Does anyone know what the average births per mother among African plutocrats is?
Everyone knows that there are countries in Africa which are averaging 7+ brats per dam; Steve Sailer has the charts, if you haven’t seen them already. But when members of Africa’s (black) upper classes move to the U.S. to enjoy the benefits of affirmative action, they don’t seem to have more than the usual two or three children — at least, that is what I gather from personal observation. This could be the force of social pressure.
But on the other hand, social pressure doesn’t seem to have dented the family sizes of poor African immigrants. Perhaps this is a class difference, or perhaps the poorer immigrants can leech off SWPLs just fine without going to the trouble of interacting with them.
Malthusian logic dictates that the historically, the rich have typically had larger families than the poor. There are dozens of factors that induce exceptions to the rule, like inheritance systems and, above all, profitable-but-pestilent urban environments. However, having lots of children survive to adulthood was typically a sign that you could feed them (and their mother) well. So while there were many possible incentives to have a small family in the ancient world, signaling a high social status was not one of them.
The West was introduced to modern agriculture and modern medicine slowly. The widespread use of smallpox inoculation is separated from the first antibiotics by about eight generations. At the beginning of that period the availability of food limited family size nearly everywhere; at the end, nearly nowhere. Thus at the beginning of that period, all poor families in the West probably would have considered it high-status to raise a dozen children to adulthood, but they could not afford to do so. By the end of that period, most poor families could afford to raise a dozen children to adulthood (not comfortably, and certainly not without relying on hand-outs, but it could be done), yet they no longer considered it high-status to do so.
In fact, to the extent that poor families did have broods of five to eight children circa 1950, they were aping middle-class mores from a few generations earlier, which were in turn modeled on upper-class mores from still earlier. The middle class was no longer having five to eight children because they didn’t want to be confused with the poor, just as earlier still, aristocrats probably started to feel that too many children would make them look like bourgeois strivers. I don’t have the numbers to prove that aristocrats started to flaunt their infertility at exactly the same time the haute-bourgeoisie could finally afford to match them, heir for heir, but I am imagining that is about the time when infertility first became a fashionably upper-class vice.

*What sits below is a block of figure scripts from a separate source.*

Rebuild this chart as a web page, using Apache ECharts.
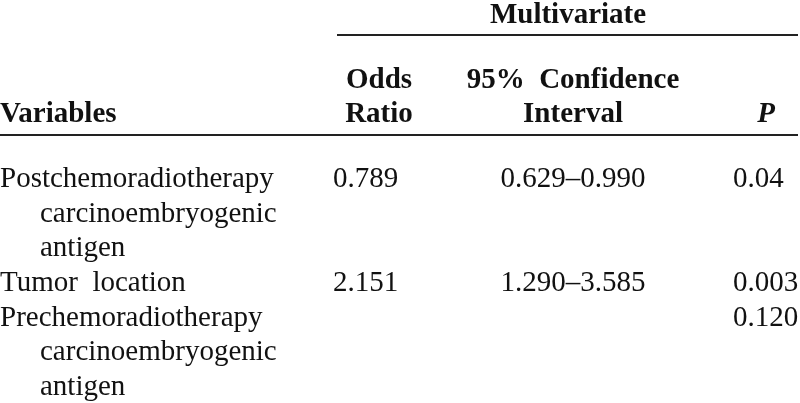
<!DOCTYPE html>
<html><head><meta charset="utf-8">
<script src="https://cdn.jsdelivr.net/npm/echarts@6/dist/echarts.min.js"></script>
<style>html,body{margin:0;padding:0;background:#fff}#c{width:800px;height:403px}</style>
</head><body><div id="c"></div>
<script>
// ---- data ----
const groupTitle = "Multivariate";
const headerVariables = ["Variables"];
const headerOdds = ["Odds", "Ratio"];
const headerCI = ["95%  Confidence", "Interval"];
const headerP = ["P"];
const variables = [
  ["Postchemoradiotherapy", "carcinoembryogenic", "antigen"],
  ["Tumor  location"],
  ["Prechemoradiotherapy", "carcinoembryogenic", "antigen"]
];
const oddsRatio = ["0.789", "2.151", ""];
const ciLower = ["0.629", "1.290", ""];
const ciUpper = ["0.990", "3.585", ""];
const pValues = ["0.04", "0.003", "0.120"];

// ---- layout ----
const FONT_FAMILY = '"Liberation Serif","Times New Roman",serif';
const FONT_SIZE = 29;
const TEXT_COLOR = '#111111';
const BASE_OFFSET = 6.5; // baseline -> middle
const colVarX = 0, colVarIndent = 40;
const colOddsHeadX = 379, colOddsX = 333;
const colCIX = 573;
const colPHeadX = 766, colPX = 733;
const titleX = 568, titleBaseline = 22;
const headBaselines = [87, 121];
const bodyFirst = 186, bodyStep = 34.6;
const rules = [[337, 798, 35], [0, 798, 135]];

const cells = [];
function cell(x, base, text, align, weight, style) {
  cells.push({ value: [x, base - BASE_OFFSET], text: text, align: align, weight: weight, style: style || 'normal' });
}
cell(titleX, titleBaseline, groupTitle, 'center', 'bold');
cell(colVarX, headBaselines[1], headerVariables[0], 'left', 'bold');
headerOdds.forEach((t, i) => cell(colOddsHeadX, headBaselines[i], t, 'center', 'bold'));
headerCI.forEach((t, i) => cell(colCIX, headBaselines[i], t, 'center', 'bold'));
cell(colPHeadX, headBaselines[1], headerP[0], 'center', 'bold', 'italic');

let line = 0;
variables.forEach((lines, r) => {
  const base = bodyFirst + line * bodyStep;
  lines.forEach((t, j) => cell(j === 0 ? colVarX : colVarIndent, base + j * bodyStep, t, 'left', 'normal'));
  if (oddsRatio[r]) cell(colOddsX, base, oddsRatio[r], 'left', 'normal');
  if (ciLower[r]) cell(colCIX, base, ciLower[r] + '\u2013' + ciUpper[r], 'center', 'normal');
  if (pValues[r]) cell(colPX, base, pValues[r], 'left', 'normal');
  line += lines.length;
});

const chart = echarts.init(document.getElementById('c'), null, { renderer: 'canvas' });
chart.setOption({
  backgroundColor: '#ffffff',
  animation: false,
  grid: { left: 0, right: 0, top: 0, bottom: 0 },
  xAxis: { type: 'value', min: 0, max: 800, show: false },
  yAxis: { type: 'value', min: 0, max: 403, inverse: true, show: false },
  series: [
    {
      type: 'custom',
      data: rules,
      renderItem: function (params, api) {
        const a = api.coord([api.value(0), api.value(2)]);
        const b = api.coord([api.value(1), api.value(2)]);
        return { type: 'line', shape: { x1: a[0], y1: a[1], x2: b[0], y2: b[1] }, style: { stroke: '#222', lineWidth: 2 } };
      }
    },
    {
      type: 'custom',
      data: cells.map(c => c.value),
      renderItem: function (params, api) {
        const c = cells[params.dataIndex];
        const p = api.coord([api.value(0), api.value(1)]);
        return {
          type: 'text', x: p[0], y: p[1],
          style: {
            text: c.text,
            fill: TEXT_COLOR,
            font: c.style + ' ' + c.weight + ' ' + FONT_SIZE + 'px ' + FONT_FAMILY,
            align: c.align, textAlign: c.align,
            verticalAlign: 'middle', textVerticalAlign: 'middle'
          }
        };
      }
    }
  ]
});
</script></body></html>
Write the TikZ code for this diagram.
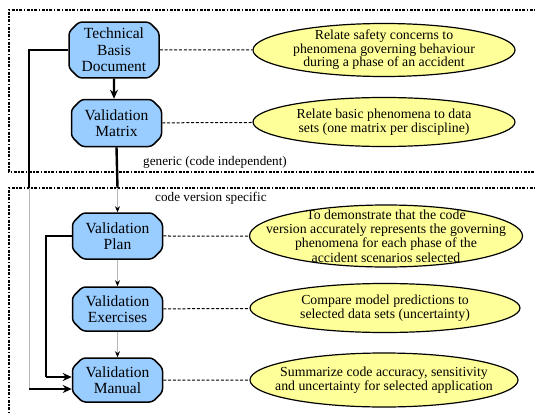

The key difference was that the physical limits on family size were removed little by little, so the upper-middle class could afford to raise arbitrarily large families nearly two hundred years before the poor could. This meant that there was plenty of time for the upper classes to counter-signal, and for the new fashion of small families to begin to trickle down to the bottom of the hierarchy.
Africa has a number of other problems — genetic, cultural, and ideological. But I wonder how much of the demographic problem is the rapidity with which Western do-gooders took Africans out of a strictly Malthusian situation where disease and deprivation made family size a sure signal of some kind of special status.